A key term to a real estate private equity deal is the sponsor promote. This term is industry jargon for the sponsor’s disproportionate share of profits in a real estate deal, generally above a predetermined return threshold.
Real estate sponsors usually invest their own capital into a deal alongside their equity co-investors. While it is possible for sponsors to subordinate their own capital to that of their investors, it is typical that they earn the same returns as the other equity investors until they reach a certain return threshold, known as the preferred return.
Above the preferred return, sponsors will begin to divide excess profits disproportionately in their favor. This amount of money paid to the sponsor above the amount earned on their contributed capital to the deal is the promote.

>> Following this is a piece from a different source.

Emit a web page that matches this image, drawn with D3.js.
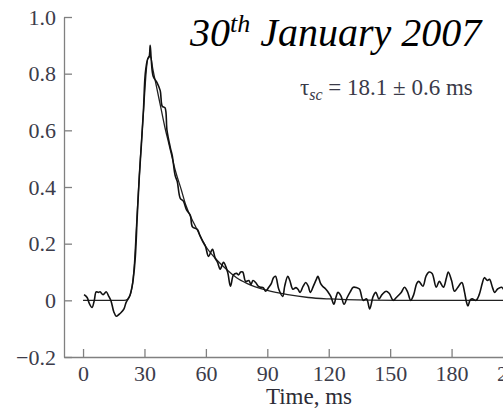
<!DOCTYPE html>
<html>
<head>
<meta charset="utf-8">
<script src="https://cdn.jsdelivr.net/npm/d3@7"></script>
<style>
  html, body { margin: 0; padding: 0; background: #fff; }
  svg { display: block; }
  .axis path, .axis line { stroke: #808080; stroke-width: 1.3; }
</style>
</head>
<body>
<div id="chart"></div>
<script>

// Measured signal (time in ms, normalised amplitude).
var signalT = [
  0.5, 2, 3, 4.4, 5.5, 6.4, 7.5, 8.3, 9.8, 11.3, 12.5, 13.7, 15, 16.2, 17.5,
  18.6, 20, 21, 22, 23, 24, 24.5, 25.5, 26.5, 27.5, 28.5, 29.5, 30.4, 31.5,
  32.3, 32.8, 33.3, 34.3, 36, 37.7, 38.7, 40, 41, 42.6, 43.6, 45, 46, 47.5,
  49, 50.5, 52.4, 53.4, 55.9, 57, 58.3, 59.8, 61.3, 63.2, 64.5, 65.7, 67,
  68.6, 70.6, 72, 73.5, 75, 76, 77, 78, 79.4, 81, 82, 83, 84.3, 85.5, 86.8,
  88, 89.2, 90.7, 92, 93, 94, 95.6, 97.5, 98.5, 100, 101, 102.5, 104, 105,
  106, 107.5, 108.8, 110, 111, 112.5, 114, 114.7, 116, 117, 118.5, 119.6,
  121, 122.5, 123.5, 124.5, 126, 127.5, 129, 130.5, 132, 133.5, 135, 136.8,
  138.5, 140, 141.7, 143, 144.5, 146, 148, 149.5, 151.5, 153, 155.4, 157,
  158.5, 160, 161.5, 163, 164, 166, 167.5, 169, 170.5, 172.5, 174, 176,
  177.5, 178.4, 180, 181.4, 183, 185, 186.3, 187.3, 188, 189, 190, 192,
  193.5, 195, 196, 197.5, 198.5, 200, 201, 202.5, 204.4, 206
];
var signalV = [
  0.02, 0.01, -0.01, -0.025, 0.0, 0.03, 0.028, 0.03, 0.02, 0.03, 0.015,
  -0.003, -0.04, -0.056, -0.05, -0.043, -0.03, -0.008, 0.005, 0.02, 0.05,
  0.074, 0.15, 0.3, 0.44, 0.55, 0.67, 0.8, 0.85, 0.86, 0.9, 0.85, 0.79,
  0.77, 0.74, 0.685, 0.68, 0.6, 0.54, 0.51, 0.44, 0.42, 0.36, 0.35, 0.32,
  0.3, 0.26, 0.25, 0.23, 0.21, 0.19, 0.155, 0.18, 0.15, 0.134, 0.11, 0.134,
  0.1, 0.05, 0.09, 0.095, 0.09, 0.1, 0.1, 0.067, 0.07, 0.056, 0.07, 0.063,
  0.05, 0.046, 0.045, 0.032, 0.046, 0.06, 0.08, 0.085, 0.039, 0.014, 0.05,
  0.085, 0.07, 0.039, 0.045, 0.039, 0.028, 0.05, 0.063, 0.05, 0.028, 0.05,
  0.075, 0.085, 0.06, 0.05, 0.04, 0.03, 0.014, -0.014, 0.01, 0.028, 0.015,
  -0.014, 0.01, 0.03, 0.046, 0.045, 0.04, 0.0, 0.005, -0.03, 0.014, 0.028,
  0.005, 0.02, 0.032, 0.025, 0.0, 0.01, 0.028, 0.046, 0.03, 0.0, 0.02, 0.06,
  0.067, 0.05, 0.085, 0.1, 0.095, 0.046, 0.067, 0.046, 0.08, 0.1, 0.07,
  0.032, 0.045, 0.063, 0.03, -0.007, -0.02, 0.0, 0.005, 0.0, 0.02, 0.06,
  0.08, 0.07, 0.074, 0.045, 0.028, 0.04, 0.046, 0.03
];

// Fitted curve.
var fitT = [
  0, 20, 22, 24, 25, 26, 27, 28, 29, 30, 31, 32, 33, 34, 36, 38, 40, 42, 45,
  48, 50, 55, 60, 65, 70, 75, 80, 90, 100, 110, 120, 140, 160, 206
];
var fitV = [
  0, 0, 0.005, 0.05, 0.12, 0.25, 0.38, 0.5, 0.61, 0.72, 0.82, 0.86, 0.86,
  0.82, 0.75, 0.68, 0.61, 0.55, 0.46, 0.39, 0.34, 0.26, 0.19, 0.145, 0.11,
  0.08, 0.06, 0.035, 0.02, 0.01, 0.005, 0.001, 0, 0
];

var xTicks = [0, 30, 60, 90, 120, 150, 180, 210];
var yTicks = [-0.2, 0, 0.2, 0.4, 0.6, 0.8, 1.0];
var yTickLabels = ['\u22120.2', '0', '0.2', '0.4', '0.6', '0.8', '1.0'];

var SERIF = '"Liberation Serif", "Times New Roman", Times, serif';
var width = 503, height = 409;

var svg = d3.select('#chart').append('svg')
  .attr('width', width)
  .attr('height', height);

// Scales: the frame starts a little left of t = 0.
var x = d3.scaleLinear().domain([-9.3, 210]).range([64, 513]);
var y = d3.scaleLinear().domain([-0.2, 1.0]).range([357, 17]);

// Axes, ticks pointing inward.
var xAxis = svg.append('g')
  .attr('class', 'axis')
  .attr('transform', 'translate(0,' + y(-0.2) + ')')
  .call(d3.axisBottom(x)
    .tickValues(xTicks)
    .tickSizeInner(-8)
    .tickSizeOuter(0)
    .tickPadding(8)
    .tickFormat(d3.format('d')));

var yAxis = svg.append('g')
  .attr('class', 'axis')
  .attr('transform', 'translate(' + x(-9.3) + ',0)')
  .call(d3.axisLeft(y)
    .tickValues(yTicks)
    .tickSizeInner(-8)
    .tickSizeOuter(0)
    .tickPadding(8)
    .tickFormat(function(d, i) { return yTickLabels[i]; }));

[xAxis, yAxis].forEach(function(g) {
  g.selectAll('text')
    .style('font-family', SERIF)
    .style('font-size', '22px')
    .style('fill', '#3c3c4a');
});

// Lines.
var line = d3.line()
  .x(function(d) { return x(d[0]); })
  .y(function(d) { return y(d[1]); });

svg.append('path')
  .datum(d3.zip(fitT, fitV))
  .attr('fill', 'none')
  .attr('stroke', '#222')
  .attr('stroke-width', 1.3)
  .attr('d', line.curve(d3.curveMonotoneX));

svg.append('path')
  .datum(d3.zip(signalT, signalV))
  .attr('fill', 'none')
  .attr('stroke', '#111')
  .attr('stroke-width', 1.6)
  .attr('stroke-linejoin', 'round')
  .attr('d', line.curve(d3.curveCatmullRom.alpha(0.5)));

// Axis title.
svg.append('text')
  .attr('x', 309)
  .attr('y', 404)
  .attr('text-anchor', 'middle')
  .style('font-family', SERIF)
  .style('font-size', '23px')
  .style('fill', '#2c2c36')
  .text('Time, ms');

// Date title.
var title = svg.append('text')
  .attr('x', 190)
  .attr('y', 46)
  .style('font-family', SERIF)
  .style('font-style', 'italic')
  .style('font-size', '40px')
  .style('fill', '#000');
title.append('tspan').text('30');
title.append('tspan').attr('dy', -14).style('font-size', '26px').text('th');
title.append('tspan').attr('dy', 14).text(' January 2007');

// Decay time annotation.
var tau = svg.append('text')
  .attr('x', 300)
  .attr('y', 95)
  .style('font-family', SERIF)
  .style('font-size', '23px')
  .style('fill', '#3a3a48');
tau.append('tspan').text('\u03c4');
tau.append('tspan').attr('dy', 5).style('font-size', '16px')
  .style('font-style', 'italic').text('sc');
tau.append('tspan').attr('dy', -5).text(' = 18.1 \u00b1 0.6 ms');

</script>
</body>
</html>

Why does the sponsor have a promote?
The sponsor promote can incentivize sponsors to exceed expectations and beat the original pro forma or business plan. If a sponsor exceeds expectations, their bonus can come in the form of the promote. Equity investors may also share in those additional profits, but to a lesser degree. At the same time, sponsor promote may result in sponsors taking on additional risk to help achieve those outsized returns. Though all investments carry risk, this additional risk may ultimately be detrimental to investors in the deal.
Note: The promote is separate and distinct from fees that a sponsor may earn in a deal, which can include acquisition fees, asset management fees and, potentially, disposition fees.